Submitted to: Proceedings of the World Water and Resources Congress
Publication Type: Proceedings
Publication Acceptance Date: March 10, 2005
Publication Date: May 14, 2005
Citation: Nichols, M.H., Nearing, M.A., Shipek, D.C. 2005. Trends in precipitation runoff and in channel vegetation in the usda-ars walnut gulch experimental watershed. Proc. ASCE, World Water and Environmental Resource Congress, May 15-19, Anchorage, AK. Interpretive Summary: Channels in the semiarid southwestern US are shaped by infrequent flows that occur primarily during the summer monsoon season. These flows erode, transport, and deposit sediment. The amount of sediment that is stored in the channel or delivered to connecting rivers varies with runoff. Changes in the sediment in the channels can affect water supply by altering water storage and water quality by altering sediment delivery to downstream locations. The number of large flood flows decreased on the Walnut Gulch Experimental Watershed from 1956-1996, and during the same time period winter precipitation increased. Research was conducted using air photos and field measurements to identify and quantify changes in the Walnut Gulch channel that have occurred in response to the trends in precipitation and runoff. Since 1935 there has been an increase in vegetation in the channel. The vegetation increase may be a response to a combination of increased available moisture during non-summer months and fewer large magnitude flow events during the summer months.
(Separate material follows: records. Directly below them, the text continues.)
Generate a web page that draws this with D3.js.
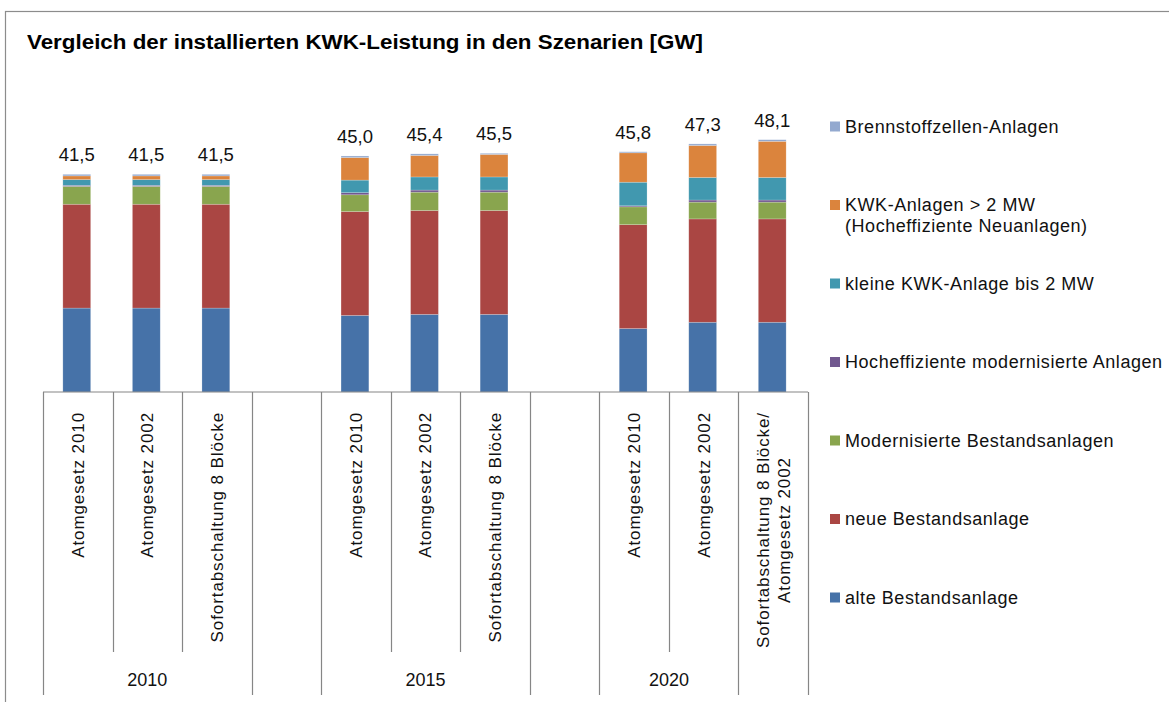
<!DOCTYPE html>
<html>
<head>
<meta charset="utf-8">
<script src="https://cdn.jsdelivr.net/npm/d3@7"></script>
<style>
  body { margin: 0; background: #fff; }
  svg { display: block; font-family: "Liberation Sans", Arial, sans-serif; }
</style>
</head>
<body>
<div id="chart"></div>
<script>
// categories (one slot per position on the axis, "" = empty spacer slot)
const slotLabels = [
    "Atomgesetz 2010", "Atomgesetz 2002", "Sofortabschaltung 8 Blöcke", "",
    "Atomgesetz 2010", "Atomgesetz 2002", "Sofortabschaltung 8 Blöcke", "",
    "Atomgesetz 2010", "Atomgesetz 2002", "Sofortabschaltung 8 Blöcke/\nAtomgesetz 2002"
];
const groupLabels = ["2010", "", "2015", "", "2020", ""];
const groupSpans = [3, 1, 3, 1, 2, 1];

// series values [GW], bottom to top
const alte     = [16.0, 16.0, 16.0, null, 14.6, 14.8, 14.8, null, 12.1, 13.3, 13.3];
const neue     = [19.8, 19.8, 19.8, null, 19.8, 19.8, 19.8, null, 19.8, 19.7, 19.7];
const modern   = [3.4, 3.4, 3.4, null, 3.2, 3.5, 3.5, null, 3.4, 3.2, 3.2];
const hocheff  = [0.2, 0.2, 0.2, null, 0.4, 0.4, 0.4, null, 0.2, 0.4, 0.4];
const kleine   = [1.1, 1.1, 1.1, null, 2.4, 2.5, 2.5, null, 4.5, 4.3, 4.3];
const kwkGross = [0.7, 0.7, 0.7, null, 4.3, 4.1, 4.3, null, 5.6, 6.1, 6.9];
const brenn    = [0.3, 0.3, 0.3, null, 0.3, 0.3, 0.2, null, 0.2, 0.3, 0.3];

const seriesNames = [
    "alte Bestandsanlage",
    "neue Bestandsanlage",
    "Modernisierte Bestandsanlagen",
    "Hocheffiziente modernisierte Anlagen",
    "kleine KWK-Anlage bis 2 MW",
    "KWK-Anlagen > 2 MW\n(Hocheffiziente Neuanlagen)",
    "Brennstoffzellen-Anlagen"
];
const seriesValues = [alte, neue, modern, hocheff, kleine, kwkGross, brenn];
const colors = ["#4672A8", "#AA4643", "#89A54E", "#71588F", "#4198AF", "#DB843D", "#93A9CF"];

const width = 1169, height = 702;
const plot = {left: 43, right: 808, base: 392};

let svg = d3.select("#chart").append("svg")
    .attr("width", width).attr("height", height);

// outer frame
svg.append("rect")
    .attr("x", 5.5).attr("y", 11.5)
    .attr("width", width + 20).attr("height", height + 20)
    .attr("fill", "none").attr("stroke", "#8c8c8c").attr("stroke-width", 1.2);

svg.append("text")
    .attr("x", 27).attr("y", 49)
    .attr("font-size", 20).attr("font-weight", "bold")
    .attr("textLength", 676).attr("lengthAdjust", "spacingAndGlyphs")
    .text("Vergleich der installierten KWK-Leistung in den Szenarien [GW]");

// table for d3.stack
let table = slotLabels.map(function(d, i) {
    let row = {slot: i};
    seriesNames.forEach(function(s, j) { row[s] = seriesValues[j][i] || 0; });
    row.total = seriesValues.reduce(function(a, arr) { return a + (arr[i] || 0); }, 0);
    row.empty = seriesValues[0][i] == null;
    return row;
});

let x = d3.scaleBand()
    .domain(d3.range(slotLabels.length))
    .range([plot.left, plot.right])
    .paddingInner(0).paddingOuter(0);

let y = d3.scaleLinear()
    .domain([0, 50])
    .range([plot.base, plot.base - 50 * 5.245]);

let barW = x.bandwidth() * 0.4;
let stacked = d3.stack().keys(seriesNames)(table);

let layers = svg.append("g").selectAll("g")
    .data(stacked)
    .enter().append("g")
    .attr("fill", function(d, i) { return colors[i]; });

layers.selectAll("rect")
    .data(function(d) { return d.filter(function(p) { return !p.data.empty; }); })
    .enter().append("rect")
    .attr("x", function(d) { return x(d.data.slot) + x.bandwidth() / 2 - barW / 2 - 1; })
    .attr("width", barW)
    .attr("y", function(d) { return y(d[1]); })
    .attr("height", function(d) { return y(d[0]) - y(d[1]); })
    .attr("stroke", "rgba(255,255,255,0.35)")
    .attr("stroke-width", 0.6);

// totals above bars
let de = d3.formatLocale({decimal: ",", thousands: ".", grouping: [3], currency: ["", "€"]});
let fmt = de.format(".1f");
svg.append("g").selectAll("text")
    .data(table.filter(function(d) { return !d.empty; }))
    .enter().append("text")
    .attr("x", function(d) { return x(d.slot) + x.bandwidth() / 2 - 1; })
    .attr("y", function(d) { return y(d.total) - 13; })
    .attr("text-anchor", "middle")
    .attr("font-size", 18.5)
    .attr("fill", "#111")
    .text(function(d) { return fmt(d.total); });

// category axis
let axis = svg.append("g").attr("stroke", "#868686").attr("stroke-width", 1.2);
axis.append("line")
    .attr("x1", plot.left).attr("x2", plot.right)
    .attr("y1", plot.base).attr("y2", plot.base);

let groupEdges = [0];
groupSpans.forEach(function(s, i) { groupEdges.push(groupEdges[i] + s); });

d3.range(slotLabels.length + 1).forEach(function(i) {
    let xx = i < slotLabels.length ? x(i) : plot.right;
    let isGroup = groupEdges.indexOf(i) >= 0;
    axis.append("line")
        .attr("x1", Math.round(xx) + 0.5).attr("x2", Math.round(xx) + 0.5)
        .attr("y1", plot.base).attr("y2", isGroup ? 695 : 652);
});

let catLabels = svg.append("g").selectAll("g")
    .data(slotLabels)
    .enter().append("g")
    .attr("transform", function(d, i) {
        return "translate(" + (x(i) + x.bandwidth() / 2) + ",0) rotate(-90)";
    });

catLabels.each(function(d) {
    if (!d) return;
    let lines = d.split("\n");
    let n = lines.length;
    let t = d3.select(this).append("text")
        .attr("font-size", 17)
        .attr("letter-spacing", 0.9)
        .attr("fill", "#111")
        .attr("text-anchor", "middle");
    let spans = lines.map(function(l, k) {
        return t.append("tspan")
            .attr("x", 0)
            .attr("y", (k - (n - 1) / 2) * 21)
            .attr("dy", "0.35em")
            .text(l);
    });
    let maxW = d3.max(spans, function(s) { return s.node().getComputedTextLength(); });
    spans.forEach(function(s) { s.attr("x", -(412 + maxW / 2)); });
});

// year labels
svg.append("g").selectAll("text")
    .data(groupLabels)
    .enter().append("text")
    .attr("x", function(d, i) {
        let a = x(groupEdges[i]);
        let b = groupEdges[i + 1] < slotLabels.length ? x(groupEdges[i + 1]) : plot.right;
        return (a + b) / 2;
    })
    .attr("y", 686)
    .attr("text-anchor", "middle")
    .attr("font-size", 18)
    .attr("fill", "#111")
    .text(function(d) { return d; });

// legend, top entry = last series
let legendOrder = d3.range(seriesNames.length).reverse();
let legend = svg.append("g").selectAll("g")
    .data(legendOrder)
    .enter().append("g")
    .attr("transform", function(d, i) { return "translate(830," + (126.5 + i * 78.5) + ")"; });

legend.append("rect")
    .attr("x", 0).attr("y", -5)
    .attr("width", 10).attr("height", 10)
    .attr("fill", function(d) { return colors[d]; });

legend.append("text")
    .attr("font-size", 18)
    .attr("letter-spacing", 0.55)
    .attr("fill", "#111")
    .each(function(d) {
        let t = d3.select(this);
        seriesNames[d].split("\n").forEach(function(l, k) {
            t.append("tspan")
                .attr("x", 15)
                .attr("y", k * 21)
                .attr("dy", "0.35em")
                .text(l);
        });
    });
</script>
</body>
</html>
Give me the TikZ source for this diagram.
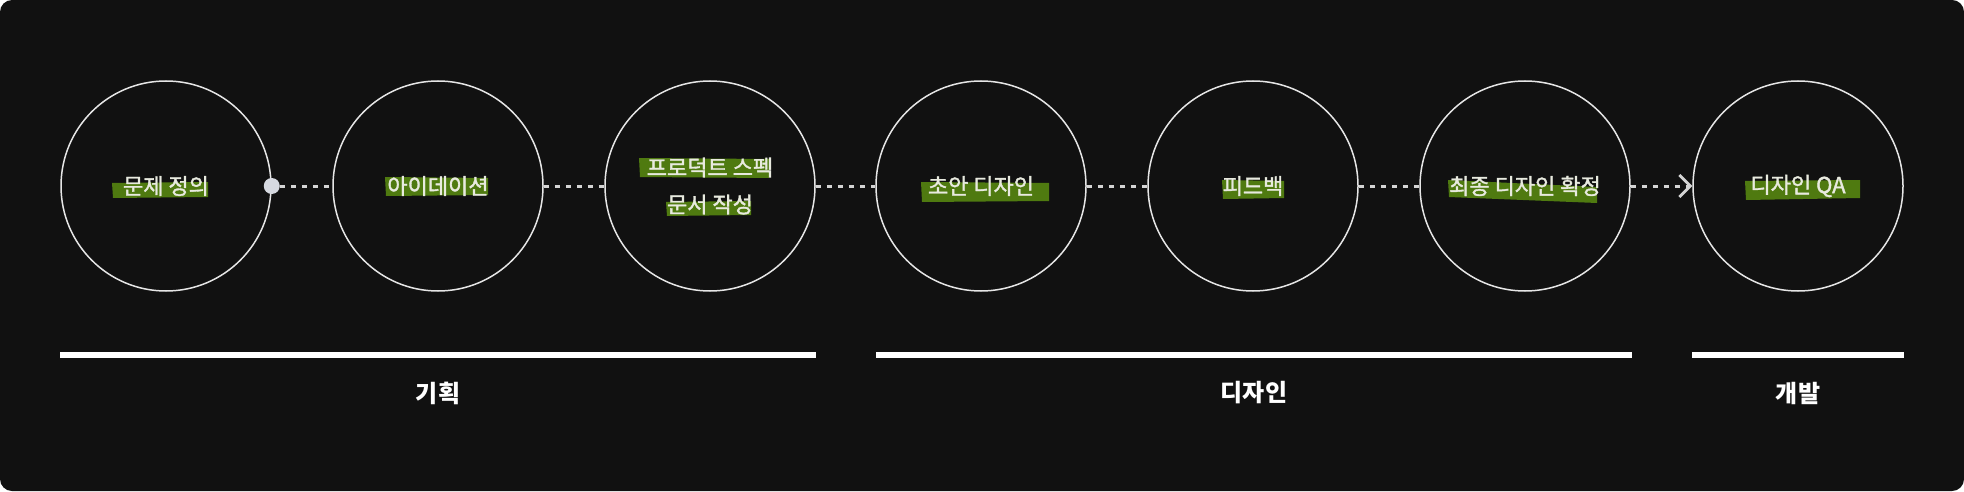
\documentclass[tikz,border=0pt]{standalone}
\usepackage{fontspec}
\newfontfamily\kr{Noto Sans CJK KR}
\newfontfamily\krm[FakeBold=1.6]{Noto Sans CJK KR}
\usetikzlibrary{arrows.meta}
\definecolor{bgc}{HTML}{111111}
\definecolor{ringc}{HTML}{E6E6E6}
\definecolor{txtc}{HTML}{E8EADF}
\definecolor{hlc}{HTML}{4F7A10}
\definecolor{dotc}{HTML}{D6D9E0}
\definecolor{dashc}{HTML}{D4D4D4}
\tikzset{
  stage/.style={circle, draw=ringc, line width=1.5pt, minimum size=210pt, inner sep=0pt,
    text=txtc, font=\krm\fontsize{22}{37}\selectfont, align=center},
  dotst/.style={circle, fill=dotc, minimum size=16pt, inner sep=0pt},
  conn/.style={draw=dashc, line width=3pt, dash pattern=on 5.5pt off 5.5pt},
  barst/.style={rectangle, fill=white, minimum height=6pt, inner sep=0pt},
  phase/.style={text=white, font=\kr\bfseries\fontsize{24}{28}\selectfont},
  hl/.style={fill=hlc}
}
\begin{document}
\begin{tikzpicture}[x=1pt,y=1pt]
\fill[white] (0,0) rectangle (1964,491);
\fill[bgc, rounded corners=12pt] (0,0) rectangle (1964,491);
\useasboundingbox (0,0) rectangle (1964,491);
% highlights
\fill[hl] (112,308) -- (208,309) -- (208,294) -- (113,293) -- cycle;
\fill[hl] (385,314) -- (488,313) -- (488,296) -- (386,295) -- cycle;
\fill[hl] (639,333) -- (769,332) -- (769,313) -- (640,314) -- cycle;
\fill[hl] (666,289) -- (751,290) -- (751,276) -- (667,275) -- cycle;
\fill[hl] (921,309) -- (1049,308) -- (1049,290) -- (922,289) -- cycle;
\fill[hl] (1222,311) -- (1284,310) -- (1284,293) -- (1223,292) -- cycle;
\fill[hl] (1448,311) -- (1597,304) -- (1597,288) -- (1449,294) -- cycle;
\fill[hl] (1745,310) -- (1860,311) -- (1860,293) -- (1746,291) -- cycle;
% stages
\node[stage] (c1) at (166,305) {문제 정의};
\node[stage] (c2) at (438,305) {아이데이션};
\node[stage] (c3) at (710,305) {프로덕트 스펙\\문서 작성};
\node[stage] (c4) at (981,305) {초안 디자인};
\node[stage] (c5) at (1253,305) {피드백};
\node[stage] (c6) at (1525,305) {최종 디자인 확정};
\node[stage] (c7) at (1798,305) {디자인 QA};
\node[dotst] (d) at (c1.east) {};
% connectors
\draw[conn] (d) -- (c2);
\draw[conn] (c2) -- (c3);
\draw[conn] (c3) -- (c4);
\draw[conn] (c4) -- (c5);
\draw[conn] (c5) -- (c6);
\draw[conn, -{Straight Barb[length=11pt,width=22pt,line width=2.8pt]}] (c6) -- (c7);
% phases
\node[barst, minimum width=756pt] (b1) at (438,136) {};
\node[barst, minimum width=756pt] (b2) at (1254,136) {};
\node[barst, minimum width=212pt] (b3) at (1798,136) {};
\node[phase] (p1) at (438,98) {기획};
\node[phase] (p2) at (1254,98) {디자인};
\node[phase] (p3) at (1798,98) {개발};
\end{tikzpicture}
\end{document}
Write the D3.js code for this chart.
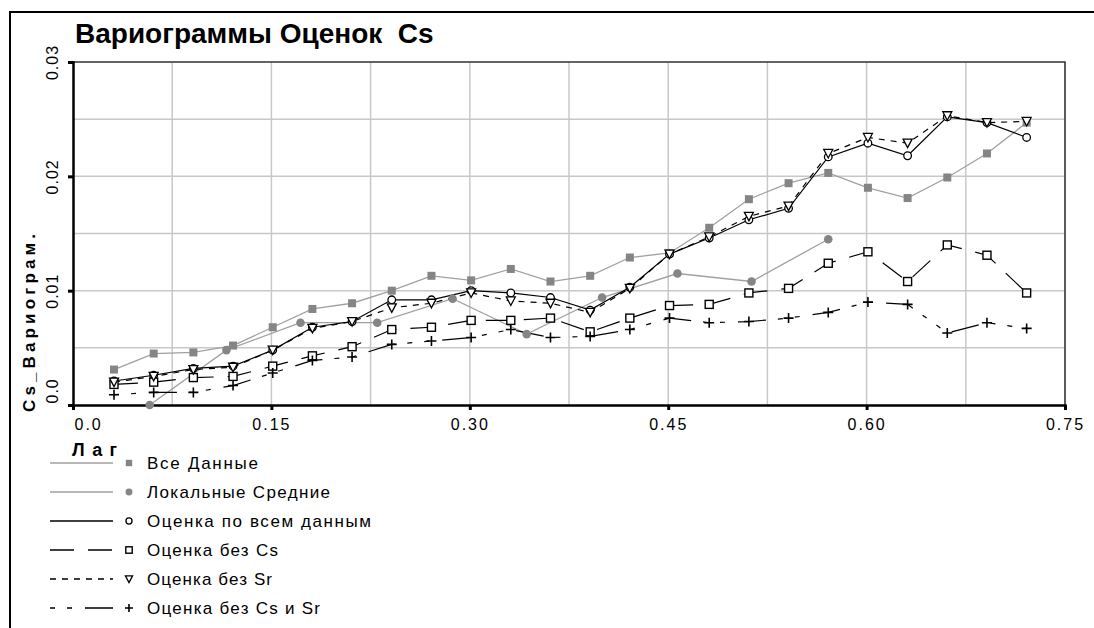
<!DOCTYPE html>
<html><head><meta charset="utf-8">
<script src="https://cdn.jsdelivr.net/npm/d3@7"></script>
<style>
html,body{margin:0;padding:0;background:#fff;}
svg{display:block;font-family:"Liberation Sans",Arial,sans-serif;}
</style></head>
<body>
<svg id="chart" width="1094" height="628"></svg>
<script>
// ---- data ----
const lags = [0.031,0.061,0.091,0.121,0.151,0.181,0.211,0.241,0.271,0.301,0.331,0.361,
              0.391,0.421,0.451,0.481,0.511,0.541,0.571,0.601,0.631,0.661,0.691,0.721];
const allData   = [0.0031,0.0045,0.0046,0.0052,0.0068,0.0084,0.0089,0.0100,0.0113,0.0109,0.0119,0.0108,
                   0.0113,0.0129,0.0133,0.0155,0.0180,0.0194,0.0203,0.0190,0.0181,0.0199,0.0220,0.0247];
const localLags  = [0.058,0.116,0.172,0.230,0.287,0.343,0.400,0.457,0.513,0.571];
const localMeans = [0.0000,0.0048,0.0072,0.0072,0.0093,0.0062,0.0094,0.0115,0.0108,0.0145];
const estAll    = [0.0021,0.0026,0.0032,0.0034,0.0048,0.0068,0.0073,0.0092,0.0092,0.0100,0.0098,0.0094,
                   0.0083,0.0103,0.0132,0.0146,0.0162,0.0172,0.0217,0.0229,0.0218,0.0252,0.0247,0.0234];
const estNoCs   = [0.0018,0.0020,0.0024,0.0025,0.0034,0.0043,0.0051,0.0066,0.0068,0.0074,0.0074,0.0076,
                   0.0064,0.0076,0.0087,0.0088,0.0098,0.0102,0.0124,0.0134,0.0108,0.0140,0.0131,0.0098];
const estNoSr   = [0.0020,0.0025,0.0031,0.0033,0.0048,0.0067,0.0073,0.0085,0.0089,0.0098,0.0091,0.0089,
                   0.0081,0.0102,0.0132,0.0147,0.0165,0.0174,0.0220,0.0234,0.0229,0.0253,0.0247,0.0248];
const estNoCsSr = [0.0009,0.0011,0.0011,0.0017,0.0028,0.0039,0.0042,0.0053,0.0056,0.0059,0.0066,0.0059,
                   0.0060,0.0066,0.0076,0.0072,0.0073,0.0076,0.0081,0.0090,0.0088,0.0063,0.0072,0.0067];
const xTicks = [0, 0.15, 0.30, 0.45, 0.60, 0.75];
const xTickLabels = ["0.0","0.15","0.30","0.45","0.60","0.75"];
const yTicks = [0, 0.01, 0.02, 0.03];
const yTickLabels = ["0.0","0.01","0.02","0.03"];
const seriesNames = ["Все Данные","Локальные Средние","Оценка по всем данным","Оценка без Cs","Оценка без Sr","Оценка без Cs и Sr"];
const titleText = "Вариограммы Оценок  Cs";
const yTitle = "Cs_Вариограм.";
const xTitle = "Лаг";

// ---- setup ----
const svg = d3.select("#chart");
const x = d3.scaleLinear().domain([0, 0.75]).range([73, 1065]);
const y = d3.scaleLinear().domain([0, 0.03]).range([405, 62]);

// outer frame
svg.append("path").attr("d","M10,628 V12 H1094").attr("fill","none").attr("stroke","#000").attr("stroke-width",2);

// title
svg.append("text").attr("x",75).attr("y",43).attr("font-size",28).attr("font-weight","bold")
   .attr("fill","#000").style("white-space","pre").text(titleText);

// grid
const gx = d3.range(0.075, 0.75, 0.075);
const gy = d3.range(0.005, 0.03, 0.005);
svg.append("g").selectAll("line").data(gx).join("line")
  .attr("x1",d=>x(d)).attr("x2",d=>x(d)).attr("y1",y(0)).attr("y2",y(0.03))
  .attr("stroke","#c8c8c8").attr("stroke-width",1.5);
svg.append("g").selectAll("line").data(gy).join("line")
  .attr("x1",x(0)).attr("x2",x(0.75)).attr("y1",d=>y(d)).attr("y2",d=>y(d))
  .attr("stroke","#c8c8c8").attr("stroke-width",1.5);

// plot frame top/right
svg.append("path").attr("d",`M${x(0)},${y(0.03)} H${x(0.75)} V${y(0)}`)
   .attr("fill","none").attr("stroke","#333").attr("stroke-width",1.5);

// axes via d3
const xAxis = svg.append("g").attr("transform",`translate(0,${y(0)})`)
  .call(d3.axisBottom(x).tickValues(xTicks).tickSize(5).tickFormat((d,i)=>xTickLabels[i]));
const yAxis = svg.append("g").attr("transform",`translate(${x(0)},0)`)
  .call(d3.axisLeft(y).tickValues(yTicks).tickSize(5).tickFormat((d,i)=>yTickLabels[i]));
[xAxis,yAxis].forEach(a=>{
  a.select(".domain").attr("stroke","#000").attr("stroke-width",2.5);
  a.selectAll(".tick line").attr("stroke","#000").attr("stroke-width",3);
  a.selectAll("text").attr("font-family","Liberation Sans, Arial, sans-serif").attr("font-size",16).attr("fill","#000");
});
xAxis.selectAll(".tick text").attr("y",13.5).attr("dy","0.71em").attr("letter-spacing","2px")
  .each(function(d,i){ if(i===0) d3.select(this).attr("text-anchor","start").attr("x",1); });
yAxis.selectAll(".tick text").attr("x",0).attr("dy",0)
  .attr("transform","translate(-15,0) rotate(-90)").attr("text-anchor","middle").attr("letter-spacing","1px")
  .each(function(d,i){ if(i===0) d3.select(this).attr("text-anchor","start").attr("x",2); });

// y title
svg.append("text").attr("transform",`translate(35,${(233+413)/2}) rotate(-90)`)
  .attr("text-anchor","middle").attr("font-size",17).attr("font-weight","bold")
  .attr("textLength",178).attr("lengthAdjust","spacing").text(yTitle);

// series definitions
const grey = "#a0a0a0", greyM = "#858585";
const series = [
  {name:seriesNames[0], xs:lags, ys:allData, color:grey, dash:null, marker:"fsquare"},
  {name:seriesNames[1], xs:localLags, ys:localMeans, color:grey, dash:null, marker:"fcircle"},
  {name:seriesNames[2], xs:lags, ys:estAll, color:"#000", dash:null, marker:"ocircle"},
  {name:seriesNames[3], xs:lags, ys:estNoCs, color:"#000", dash:"24,14", marker:"osquare"},
  {name:seriesNames[4], xs:lags, ys:estNoSr, color:"#000", dash:"6,6", marker:"otri"},
  {name:seriesNames[5], xs:lags, ys:estNoCsSr, color:"#000", dash:"5,12,5,13,28,12", marker:"plus"}
];

function drawMarker(g, type, cx, cy, big){
  const s = big ? 1 : 0.8;
  switch(type){
    case "fsquare": g.append("rect").attr("x",cx-4*s).attr("y",cy-4*s).attr("width",8*s).attr("height",8*s).attr("fill",greyM); break;
    case "fcircle": g.append("circle").attr("cx",cx).attr("cy",cy).attr("r",4.3*s).attr("fill",greyM); break;
    case "ocircle": g.append("circle").attr("cx",cx).attr("cy",cy).attr("r",3.8*s).attr("fill","#fff").attr("stroke","#000").attr("stroke-width",1.3); break;
    case "osquare": g.append("rect").attr("x",cx-4*s).attr("y",cy-4*s).attr("width",8*s).attr("height",8*s).attr("fill","#fff").attr("stroke","#000").attr("stroke-width",1.4); break;
    case "otri": g.append("path").attr("d",`M${cx-4.5*s},${cy-4*s} H${cx+4.5*s} L${cx},${cy+4.5*s} Z`).attr("fill","#fff").attr("stroke","#000").attr("stroke-width",1.3); break;
    case "plus": g.append("path").attr("d",`M${cx-5*s},${cy} H${cx+5*s} M${cx},${cy-5*s} V${cy+5*s}`).attr("stroke","#000").attr("stroke-width",1.6); break;
  }
}

const line = d3.line().x(d=>x(d[0])).y(d=>y(d[1]));
const plot = svg.append("g");
series.forEach(s=>{
  const pts = s.xs.map((v,i)=>[v, s.ys[i]]);
  plot.append("path").datum(pts).attr("d",line).attr("fill","none")
    .attr("stroke",s.color).attr("stroke-width",s.color==="#000"?1.2:1.3)
    .attr("stroke-dasharray",s.dash);
});
series.forEach(s=>{
  const g = plot.append("g");
  s.xs.forEach((v,i)=>drawMarker(g, s.marker, x(v), y(s.ys[i]), true));
});

// x title
svg.append("text").attr("x",72).attr("y",456).attr("font-size",18).attr("font-weight","bold")
  .attr("textLength",45).attr("lengthAdjust","spacing").text(xTitle);

// legend
const legW = [111,183,224,131,125,173];
const leg = svg.append("g");
series.forEach((s,i)=>{
  const ry = 463 + 29*i;
  leg.append("line").attr("x1",50).attr("x2",113).attr("y1",ry).attr("y2",ry)
    .attr("stroke",s.color).attr("stroke-width",1.6).attr("stroke-dasharray",s.dash);
  drawMarker(leg, s.marker, 129, ry, false);
  leg.append("text").attr("x",147).attr("y",ry+6).attr("font-size",17)
    .attr("textLength",legW[i]).attr("lengthAdjust","spacing").text(s.name);
});
</script>
</body></html>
Technical Abstract: Precipitation and runoff play a critical role in adjustments to channel morphology and in channel vegetation establishment in semiarid regions. In southeastern Arizona, more than 60% of the precipitation occurs during July, August, and September, and almost all of the runoff is produced during these months. Data collected from the network of raingages and runoff measuring flumes on the USDA-ARS Walnut Gulch Experimental Watershed were analyzed to quantify trends in rainfall and runoff. Since the mid 1950s there has been an increase in precipitation during non-summer months. There was a decrease in annual runoff and a decrease in the magnitude of the maximum annual runoff event during the same time period. Air photos and field measurements were combined to quantify vegetation changes in the main Walnut Gulch channel. In channel vegetation was found to have increased since the mid 1930s. The vegetation increase may be a response to a combination of increased available moisture during non-summer months and fewer large magnitude flow events during the summer months. Although the trends identified may represent short term fluctuations in rainfall and runoff, an improved understanding of the relationships among precipitation, runoff, and channel vegetation establishment is important for understanding the potential impacts of larger-scale climate changes on water quality and quantity.